Raymond N. Guarendi, also known as Dr. Ray, is an author whose work has focused on parenting, discipline, and family issues.

==Biography==
Guarendi received his B.A. and M.A. at Case Western Reserve University in 1974, and his Ph.D. at Kent State University in 1978. His experience includes work with school districts, substance abuse and mental health centers, and juvenile courts.

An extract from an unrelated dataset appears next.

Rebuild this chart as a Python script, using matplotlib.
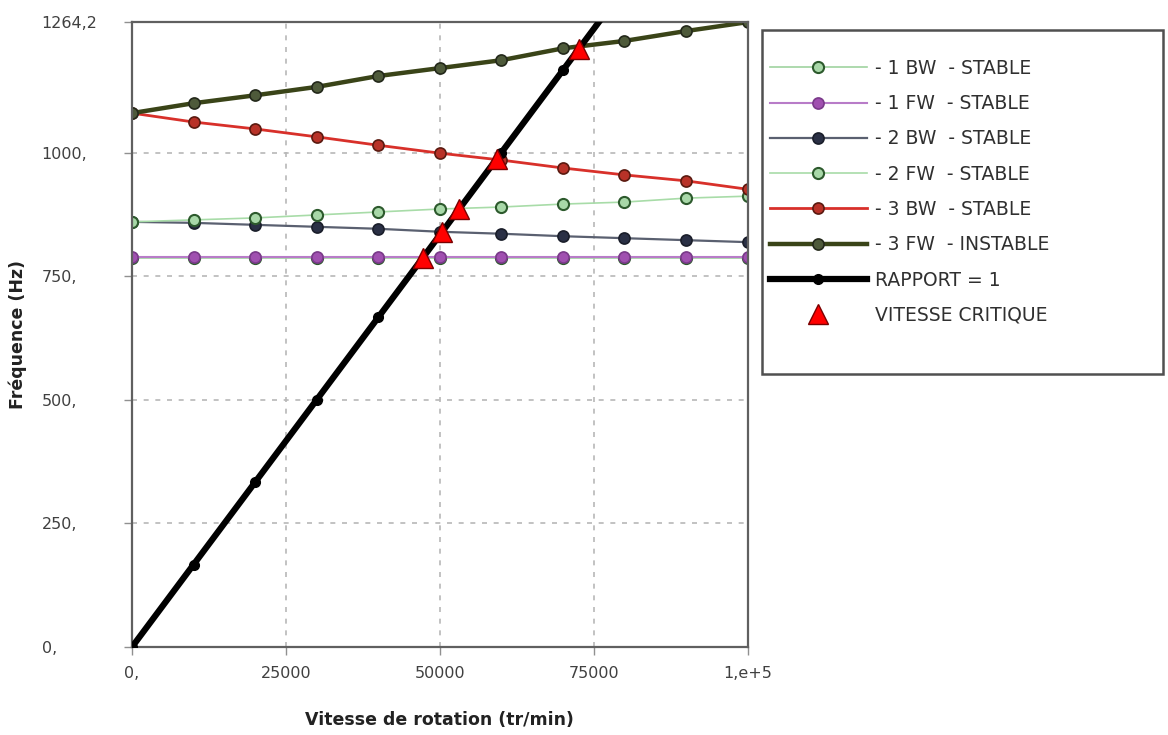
import matplotlib.pyplot as plt
from matplotlib.patches import Rectangle

# vitesses de rotation (tr/min)
vitesse = [0, 10000, 20000, 30000, 40000, 50000, 60000, 70000, 80000, 90000, 100000]

bw1 = [786, 786, 786, 786, 786, 786, 786, 786, 786, 786, 786]
fw1 = [788, 788, 788, 788, 788, 788, 788, 788, 788, 788, 788]
bw2 = [860, 858, 854, 850, 846, 840, 836, 831, 827, 823, 819]
fw2 = [860, 864, 868, 874, 880, 886, 890, 896, 900, 908, 912]
bw3 = [1080, 1062, 1048, 1032, 1015, 999, 985, 969, 955, 943, 926]
fw3 = [1080, 1100, 1116, 1133, 1155, 1171, 1187, 1211, 1226, 1246, 1264]

# rapport = 1 (fréquence = vitesse / 60)
vitesse_r = [0, 10000, 20000, 30000, 40000, 50000, 60000, 70000, 80000]
rapport = [0, 166.7, 333.3, 500, 666.7, 833.3, 1000, 1166.7, 1333.3]

# vitesses critiques
crit_v = [47200, 50400, 53200, 59300, 72600]
crit_f = [787, 840, 887, 988, 1210]

xticks = [0, 25000, 50000, 75000, 100000]
xlabels = ['0,', '25000', '50000', '75000', '1,e+5']
yticks = [0, 250, 500, 750, 1000, 1264.2]
ylabels = ['0,', '250,', '500,', '750,', '1000,', '1264,2']

fig = plt.figure(figsize=(11.68, 7.35), dpi=100)
ax = fig.add_axes([0.113, 0.1197, 0.527, 0.8503])

ax.plot(vitesse, bw1, '-o', color='#9fd39f', lw=1.2, ms=8, mfc='#a8d8a8', mec='#2d5a2d', mew=1.5,
        label='- 1 BW  - STABLE', zorder=2)
ax.plot(vitesse, fw1, '-o', color='#b87cc8', lw=1.5, ms=8, mfc='#a050b0', mec='#7a3a8a', mew=1.2,
        label='- 1 FW  - STABLE', zorder=2)
ax.plot(vitesse, bw2, '-o', color='#5a6070', lw=1.6, ms=8, mfc='#2a3045', mec='#1a1e2a', mew=1.2,
        label='- 2 BW  - STABLE', zorder=2)
ax.plot(vitesse, fw2, '-o', color='#a8dca8', lw=1.2, ms=8, mfc='#a8d8a8', mec='#2d5a2d', mew=1.5,
        label='- 2 FW  - STABLE', zorder=2)
ax.plot(vitesse, bw3, '-o', color='#d8302a', lw=2, ms=8, mfc='#b83228', mec='#5a1a10', mew=1.2,
        label='- 3 BW  - STABLE', zorder=2)
ax.plot(vitesse, fw3, '-o', color='#3a4418', lw=3.2, ms=8, mfc='#4e5a3a', mec='#23281a', mew=1.2,
        label='- 3 FW  - INSTABLE', zorder=2)
ax.plot(vitesse_r, rapport, '-o', color='black', lw=4.5, ms=7, label='RAPPORT = 1', zorder=3)
ax.plot(crit_v, crit_f, '^', color='#ff0000', ms=15, mec='#7a0000', mew=1, ls='none',
        label='VITESSE CRITIQUE', zorder=5)

ax.set_xlim(0, 100000)
ax.set_ylim(0, 1264.2)
ax.set_xticks(xticks)
ax.set_xticklabels(xlabels)
ax.set_yticks(yticks)
ax.set_yticklabels(ylabels, ha='left')
ax.tick_params(labelsize=11.5, labelcolor='#404040', color='#909090', length=6, width=1)
ax.tick_params(axis='x', pad=8)
ax.tick_params(axis='y', pad=59)
ax.grid(True, color='#b8b8b8', linestyle=(0, (3, 4)), lw=1.2)
for s in ax.spines.values():
    s.set_color('#606060')
    s.set_linewidth(1.6)

ax.set_xlabel('Vitesse de rotation (tr/min)', fontsize=12.5, fontweight='bold', color='#222222', labelpad=21)
ax.set_ylabel('Fréquence (Hz)', fontsize=12.5, fontweight='bold', color='#222222')
ax.yaxis.set_label_coords(-0.17, 0.5)

# cadre de la légende
cadre = Rectangle((0.6524, 0.4912), 0.3433, 0.468, transform=fig.transFigure, fill=False,
                  edgecolor='#505050', lw=1.8)
fig.patches.append(cadre)

leg = fig.legend(loc='upper left', bbox_to_anchor=(0.659, 0.92), borderpad=0, borderaxespad=0,
                 fontsize=13.5, handlelength=5.2, handletextpad=0.4, labelspacing=0.87,
                 frameon=False)
for t in leg.get_texts():
    t.set_color('#303030')

plt.savefig('out.png')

Guarendi has appeared on nationally syndicated United States television programs, including The Oprah Winfrey Show and CBS This Morning, and is a regular on radio programs "Catholic Answers Live" and "The Doctor is In", produced by the Catholic lay apostolate Catholic Answers. He also appears in speaking engagements in the U.S. for Catholic Answers. He also owns a TV show, "Living Right With Dr. Ray", on EWTN.

== Works ==
Guarendi is the author of 12 books:
- Being a Grandparent: Just Like Being a Parent ... Only Different! (2018)
- Advice Worth Ignoring: How Tuning Out the Experts Can Make You a Better Parent (2016)
- When Faith Causes Family Friction: Dr. Ray Tackles the Tough Questions (2015)
- Fighting Mad: Practical Solutions for Conquering Anger (2013)
- Winning the Discipline Debates: Dr. Ray Coaches Parents to Make Discipline Less Frequent, Less Frustrating, and More Consistent (2013)
- Marriage: Small Steps, Big Rewards (2011)
- Raising Good Kids: Back to Family Basics (2011)
- Adoption: Choosing It, Living It, Loving It (2009)
- Good Discipline, Great Teens (2007)
- Discipline that Lasts a Lifetime: The Best Gift You Can Give Your Kids (2003)
- Back to the Family: How to Encourage Traditional Values in Complicated Times (1990)
- You're a Better Parent than You Think!: A Guide to Common-Sense Parenting (1985)

== Personal life ==
He is the father of ten children: Andrew, Hannah, Jonathan, Joanna, Sarah, Samuel, James, Mary, Peter, and Elizabeth whom he and his wife Randi adopted.